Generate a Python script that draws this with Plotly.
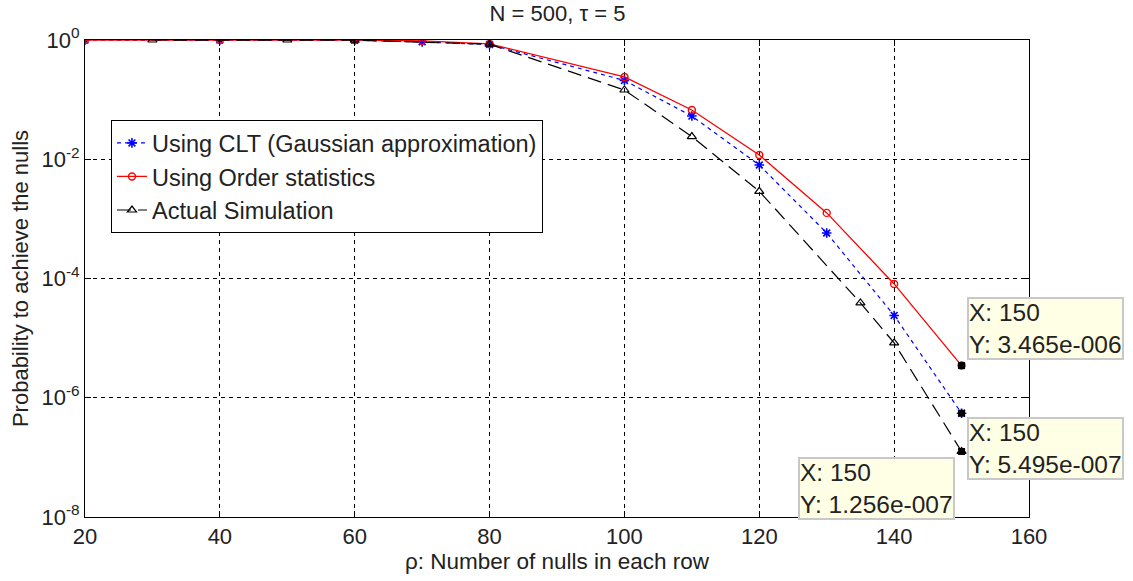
import plotly.graph_objects as go
import numpy as np

# ---- data ----
clt_x = [20, 40, 60, 70, 80, 100, 110, 120, 130, 140, 150]
clt_y = [1.0, 1.0, 0.99, 0.93, 0.84, 0.21, 0.053, 0.008, 5.8e-4, 2.4e-5, 5.495e-7]

ord_x = [20, 40, 60, 70, 80, 100, 110, 120, 130, 140, 150]
ord_y = [1.0, 1.0, 1.0, 0.97, 0.86, 0.24, 0.067, 0.0118, 1.26e-3, 8.1e-5, 3.465e-6]

sim_x = [30, 50, 60, 80, 100, 110, 120, 135, 140, 150]
sim_y = [1.0, 1.0, 0.99, 0.85, 0.145, 0.024, 0.0029, 3.9e-5, 8.3e-6, 1.256e-7]

x_ticks = [20, 40, 60, 80, 100, 120, 140, 160]
y_exps = [0, -2, -4, -6, -8]

tip_x = 150
tip_vals = [3.465e-6, 5.495e-7, 1.256e-7]
tip_texts = ["3.465e-006", "5.495e-007", "1.256e-007"]

FONT = "Liberation Sans, Arial, sans-serif"

W, H = 1133, 581

fig = go.Figure()
fig.add_trace(go.Scatter(
    x=clt_x, y=clt_y, mode="lines+markers", name="Using CLT (Gaussian approximation)",
    line=dict(color="blue", width=1.2, dash="4px,4px"),
    marker=dict(symbol="asterisk-open", size=8, color="blue", line=dict(color="blue", width=1.6)),
))
fig.add_trace(go.Scatter(
    x=ord_x, y=ord_y, mode="lines+markers", name="Using Order statistics",
    line=dict(color="red", width=1.3),
    marker=dict(symbol="circle-open", size=7, color="red", line=dict(color="red", width=1.4)),
))
fig.add_trace(go.Scatter(
    x=sim_x, y=sim_y, mode="lines+markers", name="Actual Simulation",
    line=dict(color="black", width=1.2, dash="14px,7px"),
    marker=dict(symbol="triangle-up-open", size=8, color="black", line=dict(color="black", width=1.2)),
))
# data-tip squares
fig.add_trace(go.Scatter(
    x=[tip_x] * len(tip_vals), y=tip_vals, mode="markers", showlegend=False,
    marker=dict(symbol="square", size=7, color="black"),
))

# data tips
tip_cfg = [
    dict(xanchor="left", yanchor="bottom", xshift=5, yshift=6),
    dict(xanchor="left", yanchor="top", xshift=5, yshift=-4),
    dict(xanchor="right", yanchor="top", xshift=-7, yshift=-6),
]
for v, t, c in zip(tip_vals, tip_texts, tip_cfg):
    fig.add_annotation(
        x=tip_x, y=np.log10(v), xref="x", yref="y",
        text=f"X: {tip_x}<br>Y: {t}", showarrow=False, align="left",
        font=dict(family=FONT, size=24.5, color="#222222"),
        bgcolor="#ffffe6", bordercolor="#c8c8c8", borderwidth=2, borderpad=0,
        **c,
    )

fig.update_layout(
    width=W, height=H,
    margin=dict(l=85, r=104, t=40, b=64),
    paper_bgcolor="white", plot_bgcolor="white",
    font=dict(family=FONT, size=22, color="#222222"),
    title=dict(text="N = 500, τ = 5", x=0.492, xanchor="center", y=1 - 13 / H,
               yanchor="middle", yref="container", font=dict(size=22)),
    legend=dict(x=0.0275, y=0.832, xanchor="left", yanchor="top",
                bgcolor="white", bordercolor="black", borderwidth=1,
                font=dict(size=23.5), tracegroupgap=0),
    showlegend=True,
)
fig.update_xaxes(
    range=[20, 160], tickvals=x_ticks, ticktext=[str(v) for v in x_ticks],
    showline=True, linecolor="black", linewidth=1, mirror="ticks",
    ticks="inside", ticklen=6, tickcolor="black",
    showgrid=True, gridcolor="black", gridwidth=1, griddash="4px,4px",
    zeroline=False, automargin=False,
    title=dict(text="ρ: Number of nulls in each row", standoff=4, font=dict(size=22.5)),
)
fig.update_yaxes(
    type="log", range=[-8, 0],
    tickvals=[10.0 ** e for e in y_exps], ticktext=[f"10<sup>{e}</sup>" for e in y_exps],
    showline=True, linecolor="black", linewidth=1, mirror="ticks",
    ticks="inside", ticklen=6, tickcolor="black",
    showgrid=True, gridcolor="black", gridwidth=1, griddash="4px,4px",
    zeroline=False, automargin=False,
    title=dict(text="Probability to achieve the nulls", standoff=6, font=dict(size=22)),
)

# remove the page's default 8px body margin so the figure fills the window exactly
fig.write_html("out.html", config={"displayModeBar": False},
               post_script="document.body.style.margin='0';")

EXERCISE →
Copy all the lines of data exactly as they appear, dropping any images.

RESULT OF THE EXERCISE →
Generate a Python script that draws this with Plotly.
import plotly.graph_objects as go
import numpy as np

# ---- data ----
clt_x = [20, 40, 60, 70, 80, 100, 110, 120, 130, 140, 150]
clt_y = [1.0, 1.0, 0.99, 0.93, 0.84, 0.21, 0.053, 0.008, 5.8e-4, 2.4e-5, 5.495e-7]

ord_x = [20, 40, 60, 70, 80, 100, 110, 120, 130, 140, 150]
ord_y = [1.0, 1.0, 1.0, 0.97, 0.86, 0.24, 0.067, 0.0118, 1.26e-3, 8.1e-5, 3.465e-6]

sim_x = [30, 50, 60, 80, 100, 110, 120, 135, 140, 150]
sim_y = [1.0, 1.0, 0.99, 0.85, 0.145, 0.024, 0.0029, 3.9e-5, 8.3e-6, 1.256e-7]

x_ticks = [20, 40, 60, 80, 100, 120, 140, 160]
y_exps = [0, -2, -4, -6, -8]

tip_x = 150
tip_vals = [3.465e-6, 5.495e-7, 1.256e-7]
tip_texts = ["3.465e-006", "5.495e-007", "1.256e-007"]

FONT = "Liberation Sans, Arial, sans-serif"

W, H = 1133, 581

fig = go.Figure()
fig.add_trace(go.Scatter(
    x=clt_x, y=clt_y, mode="lines+markers", name="Using CLT (Gaussian approximation)",
    line=dict(color="blue", width=1.2, dash="4px,4px"),
    marker=dict(symbol="asterisk-open", size=8, color="blue", line=dict(color="blue", width=1.6)),
))
fig.add_trace(go.Scatter(
    x=ord_x, y=ord_y, mode="lines+markers", name="Using Order statistics",
    line=dict(color="red", width=1.3),
    marker=dict(symbol="circle-open", size=7, color="red", line=dict(color="red", width=1.4)),
))
fig.add_trace(go.Scatter(
    x=sim_x, y=sim_y, mode="lines+markers", name="Actual Simulation",
    line=dict(color="black", width=1.2, dash="14px,7px"),
    marker=dict(symbol="triangle-up-open", size=8, color="black", line=dict(color="black", width=1.2)),
))
# data-tip squares
fig.add_trace(go.Scatter(
    x=[tip_x] * len(tip_vals), y=tip_vals, mode="markers", showlegend=False,
    marker=dict(symbol="square", size=7, color="black"),
))

# data tips
tip_cfg = [
    dict(xanchor="left", yanchor="bottom", xshift=5, yshift=6),
    dict(xanchor="left", yanchor="top", xshift=5, yshift=-4),
    dict(xanchor="right", yanchor="top", xshift=-7, yshift=-6),
]
for v, t, c in zip(tip_vals, tip_texts, tip_cfg):
    fig.add_annotation(
        x=tip_x, y=np.log10(v), xref="x", yref="y",
        text=f"X: {tip_x}<br>Y: {t}", showarrow=False, align="left",
        font=dict(family=FONT, size=24.5, color="#222222"),
        bgcolor="#ffffe6", bordercolor="#c8c8c8", borderwidth=2, borderpad=0,
        **c,
    )

fig.update_layout(
    width=W, height=H,
    margin=dict(l=85, r=104, t=40, b=64),
    paper_bgcolor="white", plot_bgcolor="white",
    font=dict(family=FONT, size=22, color="#222222"),
    title=dict(text="N = 500, τ = 5", x=0.492, xanchor="center", y=1 - 13 / H,
               yanchor="middle", yref="container", font=dict(size=22)),
    legend=dict(x=0.0275, y=0.832, xanchor="left", yanchor="top",
                bgcolor="white", bordercolor="black", borderwidth=1,
                font=dict(size=23.5), tracegroupgap=0),
    showlegend=True,
)
fig.update_xaxes(
    range=[20, 160], tickvals=x_ticks, ticktext=[str(v) for v in x_ticks],
    showline=True, linecolor="black", linewidth=1, mirror="ticks",
    ticks="inside", ticklen=6, tickcolor="black",
    showgrid=True, gridcolor="black", gridwidth=1, griddash="4px,4px",
    zeroline=False, automargin=False,
    title=dict(text="ρ: Number of nulls in each row", standoff=4, font=dict(size=22.5)),
)
fig.update_yaxes(
    type="log", range=[-8, 0],
    tickvals=[10.0 ** e for e in y_exps], ticktext=[f"10<sup>{e}</sup>" for e in y_exps],
    showline=True, linecolor="black", linewidth=1, mirror="ticks",
    ticks="inside", ticklen=6, tickcolor="black",
    showgrid=True, gridcolor="black", gridwidth=1, griddash="4px,4px",
    zeroline=False, automargin=False,
    title=dict(text="Probability to achieve the nulls", standoff=6, font=dict(size=22)),
)

# remove the page's default 8px body margin so the figure fills the window exactly
fig.write_html("out.html", config={"displayModeBar": False},
               post_script="document.body.style.margin='0';")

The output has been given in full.